__Exercise brief__
Retype only what runs from the first line of the listing to the line holding "0.833, 0, 0, 0, 0, 0]", both included. Do not retype the pictures.

__Data excerpt__
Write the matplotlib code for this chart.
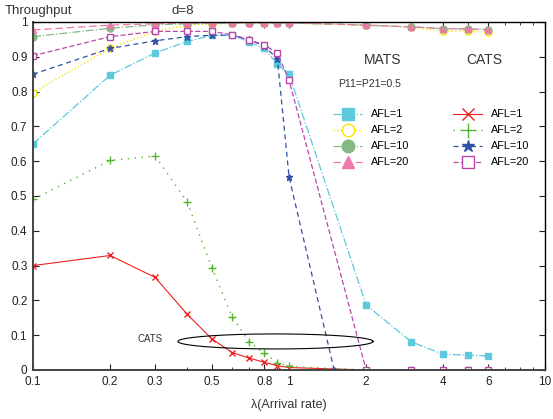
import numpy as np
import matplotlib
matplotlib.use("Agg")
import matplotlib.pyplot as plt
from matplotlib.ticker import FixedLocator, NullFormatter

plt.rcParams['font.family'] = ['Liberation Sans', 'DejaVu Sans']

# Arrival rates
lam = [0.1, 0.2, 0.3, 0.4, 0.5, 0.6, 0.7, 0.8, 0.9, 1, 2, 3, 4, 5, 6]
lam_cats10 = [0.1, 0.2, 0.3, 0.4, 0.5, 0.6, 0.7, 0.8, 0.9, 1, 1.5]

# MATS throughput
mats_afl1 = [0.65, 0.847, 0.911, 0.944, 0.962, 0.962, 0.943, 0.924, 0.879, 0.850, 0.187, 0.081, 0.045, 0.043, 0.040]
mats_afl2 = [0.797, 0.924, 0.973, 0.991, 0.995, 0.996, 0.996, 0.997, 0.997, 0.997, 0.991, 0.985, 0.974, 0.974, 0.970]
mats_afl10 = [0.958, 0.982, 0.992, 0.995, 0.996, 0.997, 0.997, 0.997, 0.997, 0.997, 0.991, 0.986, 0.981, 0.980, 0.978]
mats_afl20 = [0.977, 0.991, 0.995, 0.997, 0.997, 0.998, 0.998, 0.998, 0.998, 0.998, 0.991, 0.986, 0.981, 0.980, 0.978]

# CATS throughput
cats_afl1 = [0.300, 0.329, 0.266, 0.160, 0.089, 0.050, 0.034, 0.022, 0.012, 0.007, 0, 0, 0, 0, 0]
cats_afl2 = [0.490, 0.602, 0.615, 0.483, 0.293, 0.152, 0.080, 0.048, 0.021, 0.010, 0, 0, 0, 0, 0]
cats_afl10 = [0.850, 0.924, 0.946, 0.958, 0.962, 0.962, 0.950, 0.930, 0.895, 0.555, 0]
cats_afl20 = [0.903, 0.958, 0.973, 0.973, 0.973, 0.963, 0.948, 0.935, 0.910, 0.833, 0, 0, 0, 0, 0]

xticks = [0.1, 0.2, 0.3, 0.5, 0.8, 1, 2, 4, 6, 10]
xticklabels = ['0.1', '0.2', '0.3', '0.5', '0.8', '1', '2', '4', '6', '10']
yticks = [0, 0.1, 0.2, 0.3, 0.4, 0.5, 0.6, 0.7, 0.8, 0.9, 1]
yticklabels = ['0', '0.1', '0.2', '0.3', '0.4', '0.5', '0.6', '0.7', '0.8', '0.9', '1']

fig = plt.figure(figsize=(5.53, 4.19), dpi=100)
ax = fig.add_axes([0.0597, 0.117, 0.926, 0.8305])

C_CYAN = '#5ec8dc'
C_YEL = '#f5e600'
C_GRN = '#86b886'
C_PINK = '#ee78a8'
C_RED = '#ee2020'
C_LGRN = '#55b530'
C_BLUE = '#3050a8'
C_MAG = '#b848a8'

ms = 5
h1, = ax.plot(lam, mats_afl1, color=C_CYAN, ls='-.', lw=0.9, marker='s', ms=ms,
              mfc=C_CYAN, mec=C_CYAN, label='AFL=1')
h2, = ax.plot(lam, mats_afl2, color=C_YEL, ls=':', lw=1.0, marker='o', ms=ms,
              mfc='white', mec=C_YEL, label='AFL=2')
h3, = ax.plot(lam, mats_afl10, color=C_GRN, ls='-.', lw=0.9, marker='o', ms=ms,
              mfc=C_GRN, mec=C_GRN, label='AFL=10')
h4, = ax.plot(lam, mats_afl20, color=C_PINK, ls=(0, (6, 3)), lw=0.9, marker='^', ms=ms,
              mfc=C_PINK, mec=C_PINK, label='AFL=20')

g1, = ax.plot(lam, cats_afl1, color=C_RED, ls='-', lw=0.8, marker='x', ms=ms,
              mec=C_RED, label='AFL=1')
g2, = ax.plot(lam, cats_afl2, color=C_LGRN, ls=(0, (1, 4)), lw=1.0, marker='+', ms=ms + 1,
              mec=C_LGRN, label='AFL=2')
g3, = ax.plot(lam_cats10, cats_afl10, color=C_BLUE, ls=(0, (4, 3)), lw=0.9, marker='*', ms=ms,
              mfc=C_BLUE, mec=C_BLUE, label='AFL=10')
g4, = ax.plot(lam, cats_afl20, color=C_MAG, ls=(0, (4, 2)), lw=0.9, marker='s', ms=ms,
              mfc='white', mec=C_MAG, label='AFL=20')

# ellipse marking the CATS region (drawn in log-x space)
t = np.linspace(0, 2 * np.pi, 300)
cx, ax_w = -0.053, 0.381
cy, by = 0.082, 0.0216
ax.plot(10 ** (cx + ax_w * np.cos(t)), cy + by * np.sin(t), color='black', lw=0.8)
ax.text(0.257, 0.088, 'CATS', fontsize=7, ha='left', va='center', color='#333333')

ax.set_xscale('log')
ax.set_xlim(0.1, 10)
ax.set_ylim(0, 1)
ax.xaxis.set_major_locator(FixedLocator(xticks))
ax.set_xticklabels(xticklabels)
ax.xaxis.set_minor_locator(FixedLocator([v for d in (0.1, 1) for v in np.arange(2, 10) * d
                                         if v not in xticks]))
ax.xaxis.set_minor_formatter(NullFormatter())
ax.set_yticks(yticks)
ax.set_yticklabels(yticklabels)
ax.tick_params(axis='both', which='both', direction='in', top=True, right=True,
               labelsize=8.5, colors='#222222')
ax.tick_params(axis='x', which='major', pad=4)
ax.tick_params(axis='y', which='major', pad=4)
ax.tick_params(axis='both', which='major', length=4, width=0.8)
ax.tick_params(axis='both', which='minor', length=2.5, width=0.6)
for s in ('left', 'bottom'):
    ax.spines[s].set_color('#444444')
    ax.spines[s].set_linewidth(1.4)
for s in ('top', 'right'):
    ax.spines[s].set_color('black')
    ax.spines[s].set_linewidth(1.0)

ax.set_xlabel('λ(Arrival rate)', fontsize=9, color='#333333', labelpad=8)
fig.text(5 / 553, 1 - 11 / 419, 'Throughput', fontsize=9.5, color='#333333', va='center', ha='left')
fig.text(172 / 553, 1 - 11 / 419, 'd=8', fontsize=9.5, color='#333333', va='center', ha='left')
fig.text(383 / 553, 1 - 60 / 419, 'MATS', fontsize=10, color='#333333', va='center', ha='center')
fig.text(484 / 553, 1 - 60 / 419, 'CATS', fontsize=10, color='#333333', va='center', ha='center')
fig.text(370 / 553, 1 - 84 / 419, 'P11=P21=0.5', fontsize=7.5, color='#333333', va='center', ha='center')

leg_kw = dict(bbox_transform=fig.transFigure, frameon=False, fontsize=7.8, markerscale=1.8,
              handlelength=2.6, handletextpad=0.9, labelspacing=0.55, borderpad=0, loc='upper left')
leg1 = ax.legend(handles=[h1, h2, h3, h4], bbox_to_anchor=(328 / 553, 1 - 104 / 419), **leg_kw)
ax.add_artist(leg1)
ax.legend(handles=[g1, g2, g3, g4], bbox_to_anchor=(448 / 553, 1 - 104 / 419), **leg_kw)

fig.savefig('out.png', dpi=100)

__The result__
Write the matplotlib code for this chart.
import numpy as np
import matplotlib
matplotlib.use("Agg")
import matplotlib.pyplot as plt
from matplotlib.ticker import FixedLocator, NullFormatter

plt.rcParams['font.family'] = ['Liberation Sans', 'DejaVu Sans']

# Arrival rates
lam = [0.1, 0.2, 0.3, 0.4, 0.5, 0.6, 0.7, 0.8, 0.9, 1, 2, 3, 4, 5, 6]
lam_cats10 = [0.1, 0.2, 0.3, 0.4, 0.5, 0.6, 0.7, 0.8, 0.9, 1, 1.5]

# MATS throughput
mats_afl1 = [0.65, 0.847, 0.911, 0.944, 0.962, 0.962, 0.943, 0.924, 0.879, 0.850, 0.187, 0.081, 0.045, 0.043, 0.040]
mats_afl2 = [0.797, 0.924, 0.973, 0.991, 0.995, 0.996, 0.996, 0.997, 0.997, 0.997, 0.991, 0.985, 0.974, 0.974, 0.970]
mats_afl10 = [0.958, 0.982, 0.992, 0.995, 0.996, 0.997, 0.997, 0.997, 0.997, 0.997, 0.991, 0.986, 0.981, 0.980, 0.978]
mats_afl20 = [0.977, 0.991, 0.995, 0.997, 0.997, 0.998, 0.998, 0.998, 0.998, 0.998, 0.991, 0.986, 0.981, 0.980, 0.978]

# CATS throughput
cats_afl1 = [0.300, 0.329, 0.266, 0.160, 0.089, 0.050, 0.034, 0.022, 0.012, 0.007, 0, 0, 0, 0, 0]
cats_afl2 = [0.490, 0.602, 0.615, 0.483, 0.293, 0.152, 0.080, 0.048, 0.021, 0.010, 0, 0, 0, 0, 0]
cats_afl10 = [0.850, 0.924, 0.946, 0.958, 0.962, 0.962, 0.950, 0.930, 0.895, 0.555, 0]
cats_afl20 = [0.903, 0.958, 0.973, 0.973, 0.973, 0.963, 0.948, 0.935, 0.910, 0.833, 0, 0, 0, 0, 0]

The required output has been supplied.